Hannah goes way beyond the plot-driven content of most thrillers to include riffs on motherhood wars, gender politics and racist teachers getting their comeuppance. They’re small pieces in the bigger puzzle of Beth’s life that make Perfect Little Children eminently relatable in addition to entertaining.
Saint X, Alexis Schaitkin (Celadon/Macmillan, Feb. 18, 2020)
Schaitkin’s debut takes a parent’s worst nightmare and spins it into something as mesmerizing as the fictional Caribbean island that serves as her novels setting.

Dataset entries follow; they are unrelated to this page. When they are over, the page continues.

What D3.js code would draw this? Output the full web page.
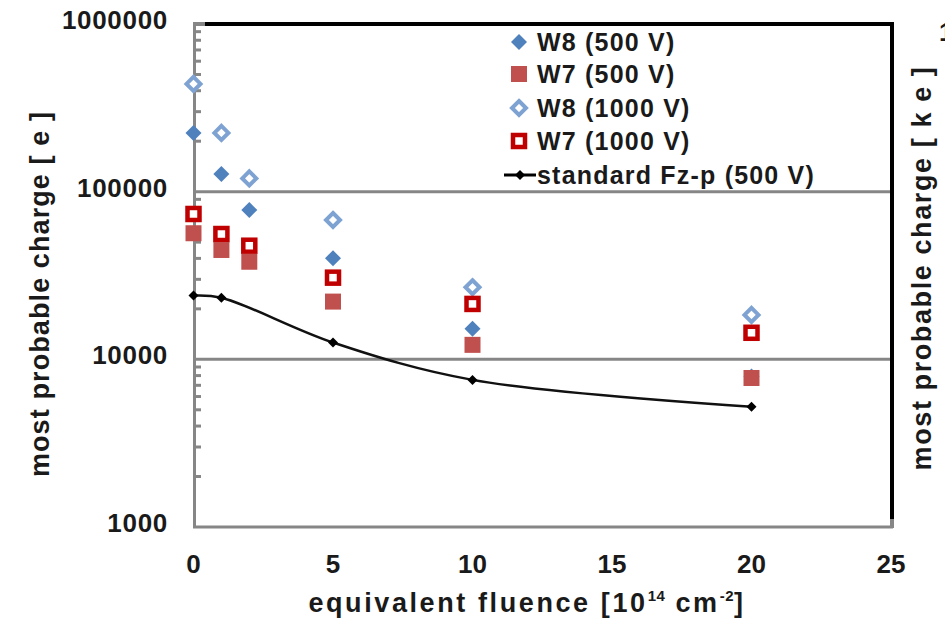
<!DOCTYPE html>
<html><head><meta charset="utf-8">
<script src="https://cdn.jsdelivr.net/npm/d3@7"></script>
<style>body{margin:0;background:#fff}svg{display:block}text{font-family:"Liberation Sans",Arial,sans-serif;fill:#1a1a1a}</style>
</head><body><svg id="c" width="945" height="620"></svg>
<script>
const fluence = [0, 1, 2, 5, 10, 20];
const w8_500 = [224000, 127500, 77800, 40100, 15200, 7900];
const w7_500 = [56500, 44900, 38200, 22100, 12200, 7740];
const w8_1000 = [439000, 224000, 120000, 67800, 26900, 18400];
const w7_1000 = [73600, 55900, 47600, 30700, 21400, 14400];
const stdFluence = [0, 1, 5, 10, 20];
const stdFz = [24000, 23300, 12600, 7540, 5220];
const yTicks = [1000, 10000, 100000, 1000000];
const xTicks = [0, 5, 10, 15, 20, 25];
const legendLabels = ["W8 (500 V)", "W7 (500 V)", "W8 (1000 V)", "W7 (1000 V)", "standard Fz-p (500 V)"];

const svg = d3.select("#c");
const x = d3.scaleLinear().domain([0, 25]).range([193.5, 891]);
const y = d3.scaleLog().domain([1000, 1e6]).range([527, 24]);
const gray = "#868686";

// minor log ticks inside left axis
const minor = [];
for (let d = 1000; d < 1e6; d *= 10) for (let k = 2; k <= 9; k++) minor.push(d * k);
svg.append("g").selectAll("line").data(minor).join("line")
  .attr("x1", 195).attr("x2", 201).attr("y1", d => y(d)).attr("y2", d => y(d))
  .attr("stroke", gray).attr("stroke-width", 3);

// gridlines
svg.append("g").selectAll("line").data([10000, 100000]).join("line")
  .attr("x1", 194).attr("x2", 892).attr("y1", d => y(d)).attr("y2", d => y(d))
  .attr("stroke", gray).attr("stroke-width", 3);
// top (black)
svg.append("line").attr("x1", 193).attr("x2", 205).attr("y1", y(1e6)).attr("y2", y(1e6)).attr("stroke", gray).attr("stroke-width", 4);
svg.append("line").attr("x1", 205).attr("x2", 894).attr("y1", y(1e6)).attr("y2", y(1e6)).attr("stroke", "#000").attr("stroke-width", 4);
// right (black)
svg.append("line").attr("x1", 892).attr("x2", 892).attr("y1", 22).attr("y2", 519).attr("stroke", "#000").attr("stroke-width", 4);
svg.append("line").attr("x1", 892).attr("x2", 892).attr("y1", 519).attr("y2", 528).attr("stroke", gray).attr("stroke-width", 4);
// bottom axis
svg.append("line").attr("x1", 193).attr("x2", 893).attr("y1", y(1000)).attr("y2", y(1000)).attr("stroke", gray).attr("stroke-width", 3);
// left axis
svg.append("line").attr("x1", 194.5).attr("x2", 194.5).attr("y1", 23).attr("y2", 528).attr("stroke", gray).attr("stroke-width", 3);

// y tick labels
svg.append("g").selectAll("text").data(yTicks).join("text")
  .attr("x", 168).attr("y", d => y(d) - 4).attr("text-anchor", "end").attr("dominant-baseline", "central")
  .attr("font-size", 26).attr("font-weight", "bold").attr("letter-spacing", 0.7).text(d => d3.format("d")(d));
// x tick labels
svg.append("g").selectAll("text").data(xTicks).join("text")
  .attr("x", d => x(d)).attr("y", 564).attr("text-anchor", "middle").attr("dominant-baseline", "central")
  .attr("font-size", 26).attr("font-weight", "bold").text(d => d);

// axis titles
const xt = svg.append("text").attr("x", 527).attr("y", 612).attr("text-anchor", "middle")
  .attr("font-size", 27).attr("font-weight", "bold").attr("letter-spacing", 2.6);
xt.append("tspan").text("equivalent fluence [10");
xt.append("tspan").attr("font-size", 15).attr("dy", -11).attr("letter-spacing", 0.5).text("14");
xt.append("tspan").attr("dy", 11).text(" cm");
xt.append("tspan").attr("font-size", 15).attr("dy", -11).attr("letter-spacing", 0.5).text("-2");
xt.append("tspan").attr("dy", 11).text("]");

svg.append("text").attr("transform", "translate(49,294) rotate(-90)").attr("text-anchor", "middle")
  .attr("font-size", 27).attr("font-weight", "bold").attr("letter-spacing", 1.1).text("most probable charge  [ e ]");
svg.append("text").attr("transform", "translate(931,268) rotate(-90)").attr("text-anchor", "middle")
  .attr("font-size", 27).attr("font-weight", "bold").attr("letter-spacing", 1.6).text("most probable charge  [ k e ]");
svg.append("text").attr("x", 939).attr("y", 41).attr("font-size", 26).attr("font-weight", "bold").text("1000");

// markers
const blue = "#4F81BD", red = "#C0504D", dred = "#C00000";
function diamond(g, cx, cy, r, fill, stroke, sw) {
  g.append("path").attr("d", `M${cx},${cy - r}L${cx + r},${cy}L${cx},${cy + r}L${cx - r},${cy}Z`)
    .attr("fill", fill).attr("stroke", stroke).attr("stroke-width", sw);
}
const gm = svg.append("g");
// standard line
const line = d3.line().x((d, i) => x(stdFluence[i])).y(d => y(d)).curve(d3.curveCatmullRom.alpha(0.5));
gm.append("path").attr("d", line(stdFz)).attr("fill", "none").attr("stroke", "#111").attr("stroke-width", 2.5);
stdFz.forEach((v, i) => diamond(gm, x(stdFluence[i]), y(v), 5, "#000", "none", 0));
w8_1000.forEach((v, i) => diamond(gm, x(fluence[i]), y(v), 7, "#fff", "#7EA3D2", 4));
w8_500.forEach((v, i) => diamond(gm, x(fluence[i]), y(v), 8, blue, "none", 0));
w7_1000.forEach((v, i) => gm.append("rect").attr("x", x(fluence[i]) - 6).attr("y", y(v) - 6).attr("width", 12).attr("height", 12)
  .attr("fill", "#fff").attr("stroke", dred).attr("stroke-width", 4.5));
w7_500.forEach((v, i) => gm.append("rect").attr("x", x(fluence[i]) - 8).attr("y", y(v) - 8).attr("width", 16).attr("height", 16)
  .attr("fill", red));

// legend
const lg = svg.append("g");
const ly = [42, 74, 108, 141, 175];
diamond(lg, 519, ly[0], 8, blue, "none", 0);
lg.append("rect").attr("x", 511).attr("y", ly[1] - 8).attr("width", 16).attr("height", 16).attr("fill", red);
diamond(lg, 519, ly[2], 7, "#fff", "#7EA3D2", 4);
lg.append("rect").attr("x", 513).attr("y", ly[3] - 6).attr("width", 12).attr("height", 12).attr("fill", "#fff").attr("stroke", dred).attr("stroke-width", 4.5);
lg.append("line").attr("x1", 504).attr("x2", 536).attr("y1", ly[4]).attr("y2", ly[4]).attr("stroke", "#000").attr("stroke-width", 3);
diamond(lg, 520, ly[4], 5, "#000", "none", 0);
lg.selectAll("text").data(legendLabels).join("text")
  .attr("x", 537).attr("y", (d, i) => ly[i]).attr("dominant-baseline", "central")
  .attr("font-size", 25).attr("font-weight", "bold").attr("letter-spacing", 1.2).text(d => d);
</script></body></html>
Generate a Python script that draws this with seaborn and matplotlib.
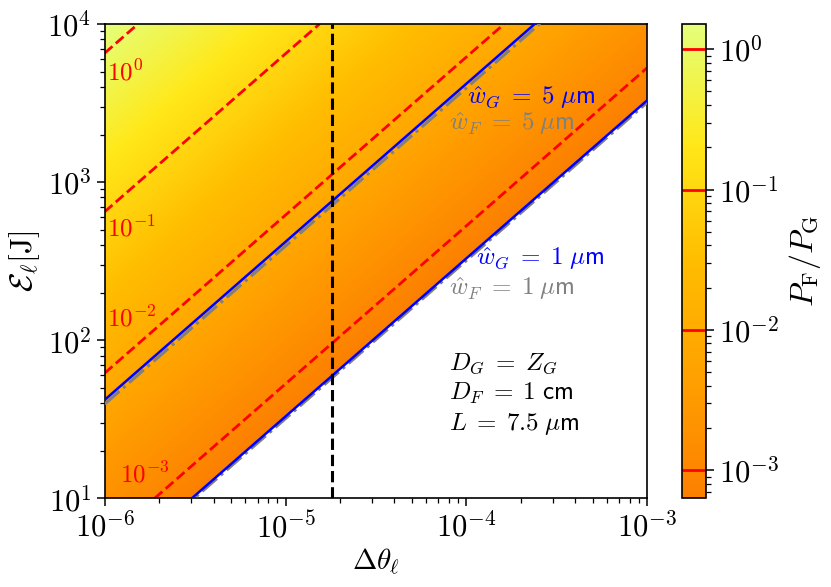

Saint X is a resort-filled playground for the wealthy, “a lovely nowhere suspended in gin-clear water.” Like the other guests, the Thomas family is there to enjoy cosseted indolence on vacation with their 18-year-old daughter Alison and her younger sister Claire, just 7.
But on their last night there, Alison disappears. Police find her body on a deserted cay and arrest two men from the island who work at the resort, since Alison partied with them that night just before she disappeared. There’s not enough evidence to charge them, though, much to her parents’ chagrin.
From here Schaitkin fast-forwards. Claire is a grownup in New York, though she goes by Emily now. One night she gets in a cab and the driver’s voice makes her freeze. It’s Clive, one of the two men from the resort. He doesn’t recognize her, and she later decides to tail him to see what she can discover.
What makes Saint X such an extraordinary novel among thrillers is that Schaitkin insists we see the humanity in every single one of her characters. Whether in brief reminiscences between the action or revisiting the same event from the perspectives of different people, she unpacks motivations, class and most of all privilege. It’s not didactic or preachy, just full of acute observation.
Clive muses on the iPhone left in his cab: “You are invisible to them, you are the back of a head, and then suddenly you are indispensable. Suddenly they are, like, super-appreciative. Suddenly you are a lifesaver, boss. When he meets whoever it is this time to return the phone, and they try to hand him five bucks, or fifty (how variable, their sense of the value of what he has done for them), he will shake his head and politely refuse … he will know that they are thinking that he is a deeply good person.”
The result is a mystery that’s thought-provoking far beyond its plot.